|pinterest board of potential time-sucking doom|
Last week I finally sat down and started cutting out the fabric for my sister’s wedding dress. In case you’re following, here’s the post on inspiration, and here’s the post on the trials and tribulations of long distance fitting. There are many reasons why it’s taken so long to get to the fabric cutting stage:
- Pinterest overload (Holy crap, so many things to look at.)
- Etsy overload (Holy crap, so many things to buy.)
- procrastination (I’m a pro)
- fear (I don’t wanna try anything until I know I’ll do it right)
- selecting fabrics and trims (Is it gonna drape right? Will these look good together? How the hell will I attach this trim to that lace? Should I order from China now that there’s only a month left?)
- fitting difficulties (Katie, quit yoyo-ing. – Just kidding.)
Here’s some fabric laid out in my sewing room. Having this expanse of fabric laid out makes my very adequate sized sewing space suddenly seem teensy. This fabric is a handkerchief linen from New York Fashion Center Fabrics. I’m going to use it for the underskirt and for the bodice. Here are the patterns for reference:
|left: McCall’s 3643 (bodice), right: McCalls 6698 (skirt)|
To make life easier, I chopped up the huge length of linen before I ironed it. I laid out my skirt pieces first to make sure I wasn’t going to waste any yardage, and then I joyfully hacked a piece off, thus creating a much more manageable piece.

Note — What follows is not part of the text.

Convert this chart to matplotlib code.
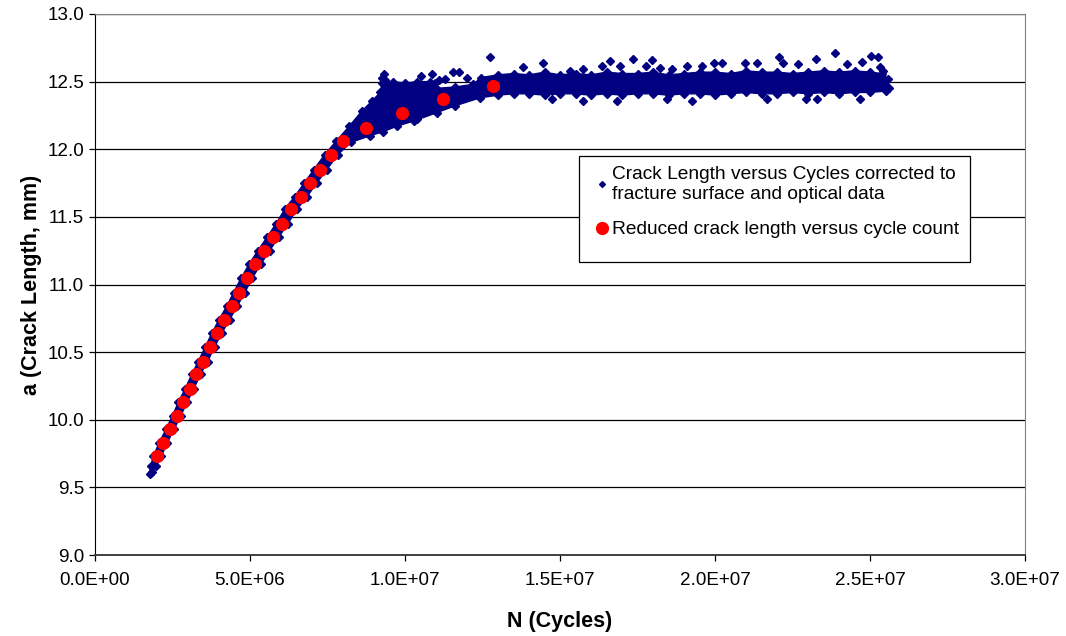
import numpy as np
import matplotlib
matplotlib.use("Agg")
import matplotlib.pyplot as plt
from matplotlib.lines import Line2D
from matplotlib.patches import Rectangle

plt.rcParams["font.family"] = ["Liberation Sans", "DejaVu Sans"]

NAVY = "#000080"
RED = "#FF0000"

# Reduced crack length versus cycle count (N in millions of cycles, a in mm)
reduced_n_mcycles = [2.01, 2.20, 2.42, 2.64, 2.83, 3.05, 3.27, 3.48, 3.71, 3.93,
                     4.17, 4.42, 4.65, 4.90, 5.16, 5.44, 5.74, 6.03, 6.33, 6.64,
                     6.95, 7.27, 7.62, 8.01, 8.75, 9.89, 11.22, 12.85]
reduced_a_mm = [9.73, 9.83, 9.93, 10.03, 10.13, 10.23, 10.34, 10.43, 10.54, 10.64,
                10.74, 10.84, 10.94, 11.05, 11.15, 11.25, 11.35, 11.45, 11.56, 11.65,
                11.75, 11.85, 11.96, 12.06, 12.16, 12.27, 12.37, 12.47]

# Corrected crack length data: outline of the dense point cloud
# upper / left edge of the cloud
cloud_upper_n = [1.76, 1.80, 1.88, 2.07, 2.29, 2.50, 2.69, 2.91, 3.13, 3.33,
                 3.56, 3.77, 4.00, 4.25, 4.47, 4.72, 4.97, 5.25, 5.55, 5.84,
                 6.13, 6.44, 6.75, 7.06, 7.41, 7.78, 8.20, 8.60, 8.95, 9.20,
                 9.26, 9.60, 10.00, 10.40, 10.80, 10.96, 11.00, 11.60, 12.20, 12.45,
                 13.00, 13.50, 14.00, 14.50, 15.00, 15.50, 16.00, 16.50, 17.00, 17.50,
                 18.00, 18.50, 19.00, 19.50, 20.00, 20.50, 21.00, 21.50, 22.00, 22.50,
                 23.00, 23.50, 24.00, 24.50, 25.00, 25.40, 25.58]
cloud_upper_a = [9.60, 9.66, 9.73, 9.83, 9.93, 10.03, 10.13, 10.23, 10.34, 10.43,
                 10.54, 10.64, 10.74, 10.84, 10.94, 11.05, 11.15, 11.25, 11.35, 11.45,
                 11.56, 11.65, 11.75, 11.85, 11.96, 12.06, 12.17, 12.28, 12.36, 12.42,
                 12.49, 12.50, 12.49, 12.50, 12.50, 12.49, 12.45, 12.46, 12.48, 12.53,
                 12.55, 12.56, 12.55, 12.57, 12.55, 12.56, 12.55, 12.57, 12.56, 12.56,
                 12.57, 12.55, 12.56, 12.57, 12.57, 12.56, 12.58, 12.57, 12.57, 12.56,
                 12.57, 12.58, 12.57, 12.58, 12.57, 12.56, 12.52]
# lower / right edge of the cloud
cloud_lower_n = [1.84, 1.98, 2.14, 2.33, 2.55, 2.77, 2.97, 3.19, 3.41, 3.63,
                 3.86, 4.09, 4.34, 4.59, 4.83, 5.08, 5.35, 5.63, 5.93, 6.22,
                 6.53, 6.84, 7.15, 7.48, 7.83, 8.25, 8.87, 9.30, 9.73, 10.30,
                 11.02, 11.60, 12.42, 13.00, 13.50, 14.00, 14.50, 15.00, 15.50, 16.00,
                 16.50, 17.00, 17.50, 18.00, 18.50, 19.00, 19.50, 20.00, 20.50, 21.00,
                 21.50, 22.00, 22.50, 23.00, 23.50, 24.00, 24.50, 25.00, 25.50, 25.62]
cloud_lower_a = [9.61, 9.66, 9.73, 9.83, 9.93, 10.03, 10.13, 10.23, 10.34, 10.43,
                 10.54, 10.64, 10.74, 10.84, 10.94, 11.05, 11.15, 11.25, 11.35, 11.45,
                 11.56, 11.65, 11.75, 11.85, 11.96, 12.05, 12.10, 12.13, 12.17, 12.21,
                 12.27, 12.32, 12.38, 12.40, 12.41, 12.41, 12.40, 12.41, 12.41, 12.40,
                 12.41, 12.40, 12.41, 12.41, 12.40, 12.41, 12.41, 12.40, 12.41, 12.42,
                 12.41, 12.41, 12.42, 12.41, 12.42, 12.41, 12.42, 12.42, 12.43, 12.45]
# isolated readings outside the dense cloud
scatter_n = [9.27, 9.33, 9.35, 10.50, 10.86, 11.56, 11.74, 12.74, 13.82, 14.46,
             15.32, 15.75, 16.34, 16.61, 16.94, 17.36, 17.77, 17.96, 18.23, 18.60,
             19.09, 19.57, 19.98, 20.22, 20.97, 21.35, 22.06, 22.20, 22.67, 23.25,
             23.87, 24.25, 24.73, 25.03, 25.25, 25.32, 25.41, 14.73, 15.75, 16.83,
             18.44, 19.25, 21.67, 22.94, 23.28, 24.68, 11.10, 11.30, 12.00, 10.40]
scatter_a = [12.53, 12.56, 12.51, 12.54, 12.56, 12.57, 12.57, 12.68, 12.61, 12.64,
             12.58, 12.59, 12.615, 12.655, 12.615, 12.67, 12.615, 12.66, 12.60, 12.59,
             12.615, 12.615, 12.635, 12.635, 12.64, 12.635, 12.68, 12.64, 12.63, 12.67,
             12.71, 12.63, 12.645, 12.69, 12.68, 12.61, 12.575, 12.37, 12.36, 12.36,
             12.375, 12.36, 12.375, 12.375, 12.37, 12.375, 12.51, 12.52, 12.53, 12.22]

y_ticks = [9.0, 9.5, 10.0, 10.5, 11.0, 11.5, 12.0, 12.5, 13.0]
x_ticks = [0, 5e6, 1e7, 1.5e7, 2e7, 2.5e7, 3e7]

label_cloud = "Crack Length versus Cycles corrected to\nfracture surface and optical data"
label_reduced = "Reduced crack length versus cycle count"

MC = 1e6  # cycles per million

fig = plt.figure(figsize=(10.66, 6.36), dpi=100)
ax = fig.add_axes([95 / 1066, 1 - 555 / 636, 930 / 1066, 541 / 636])

ax.set_xlim(0, 3e7)
ax.set_ylim(9.0, 13.0)

# horizontal gridlines
for yv in y_ticks:
    ax.axhline(yv, color="#000000", lw=0.9, zorder=1)

# dense cloud of corrected readings
poly_n = np.concatenate([np.array(cloud_upper_n), np.array(cloud_lower_n)[::-1]]) * MC
poly_a = np.concatenate([np.array(cloud_upper_a), np.array(cloud_lower_a)[::-1]])
ax.fill(poly_n, poly_a, color=NAVY, lw=1.0, ec=NAVY, zorder=2)
for n_vals, a_vals in ((cloud_upper_n, cloud_upper_a),
                       (cloud_lower_n, cloud_lower_a),
                       (scatter_n, scatter_a)):
    ax.plot(np.array(n_vals) * MC, a_vals, ls="none", marker="D",
            ms=4.2, color=NAVY, mec=NAVY, zorder=3)

# reduced data
ax.plot(np.array(reduced_n_mcycles) * MC, reduced_a_mm, ls="none", marker="o",
        ms=8.5, color=RED, mec=RED, zorder=4)

# axes styling
ax.set_xticks(x_ticks)
ax.set_xticklabels([f"{v:.1E}" for v in x_ticks])
ax.set_yticks(y_ticks)
ax.set_yticklabels([f"{v:.1f}" for v in y_ticks])
ax.tick_params(axis="both", direction="out", length=4, width=0.9,
               labelsize=13.6, colors="#000000")
ax.tick_params(axis="x", pad=8)
ax.tick_params(axis="y", pad=4)
ax.spines["left"].set_color("#000000")
ax.spines["bottom"].set_color("#404040")
ax.spines["bottom"].set_linewidth(1.4)
ax.spines["top"].set_color("#808080")
ax.spines["right"].set_color("#808080")
for s in ax.spines.values():
    s.set_zorder(5)

ax.set_xlabel("N (Cycles)", fontsize=15.5, fontweight="bold", labelpad=16)
ax.set_ylabel("a (Crack Length, mm)", fontsize=15.5, fontweight="bold", labelpad=4)

# legend box and entries
ax.add_patch(Rectangle((579 / 1066, 1 - 262 / 636), 391 / 1066, 106 / 636,
                       transform=fig.transFigure, fill=True, fc="white",
                       ec="#000000", lw=0.9, zorder=6, clip_on=False))
handles = [Line2D([], [], ls="none", marker="D", ms=3.0, color=NAVY),
           Line2D([], [], ls="none", marker="o", ms=8.5, color=RED)]
leg = ax.legend(handles, [label_cloud, label_reduced], loc="upper left",
                bbox_to_anchor=(595 / 1066, 1 - 166 / 636),
                bbox_transform=fig.transFigure, frameon=False, fontsize=13.8,
                handlelength=0.7, handletextpad=0.2, labelspacing=0.95,
                borderpad=0, borderaxespad=0)
for t in leg.get_texts():
    t.set_linespacing(1.2)
leg.set_zorder(7)

fig.savefig("out.png", dpi=100)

I hung a clothesline on the wall and pinned up my pattern pieces. I hate having clutter everywhere when I’m sewing, and it can be so easy to lose a piece of a pattern. With everything pinned up, I can see it all easily without having it crowd my work space. I also don’t have to worry (yet) about Pidgin attacking the paper because someone (me) foolishly taught him to play with wadded up pattern paper when he was young. Pidgin favors my sewing desk as a nap spot. It’s cute, if sometimes inconvenient.
This stuff is frustrating to work with. If anyone is a pro and know some way to easily apply Hug Snug, lemme know. As is, I almost abandoned it and just serged the seam allowances. But I couldn’t bring myself to do that on my sister’s wedding dress. Is that silly? I know nobody would see it, and that it actually gives a very neat appearance, but it just seems so commercial. I kinda want this to be mistaken for a vintage dress. Even if that isn’t possible, the Hug Snug gives it a nice look.
There are some ripples and wrinkles in the binding, but most of these disappeared with a quick press of the iron. Thank you Josh, for suggesting that I iron the fold into the binding first. How the heck did he know? You should have seen my first attempt. It was ugly, and I ended up having to unpick about 7 feet of seam binding.
Now I’m pre-washing the lace and silk organza for the upper skirt and playing around with my lace options for the top…
Hopefully I’ll be back soon with another progress report!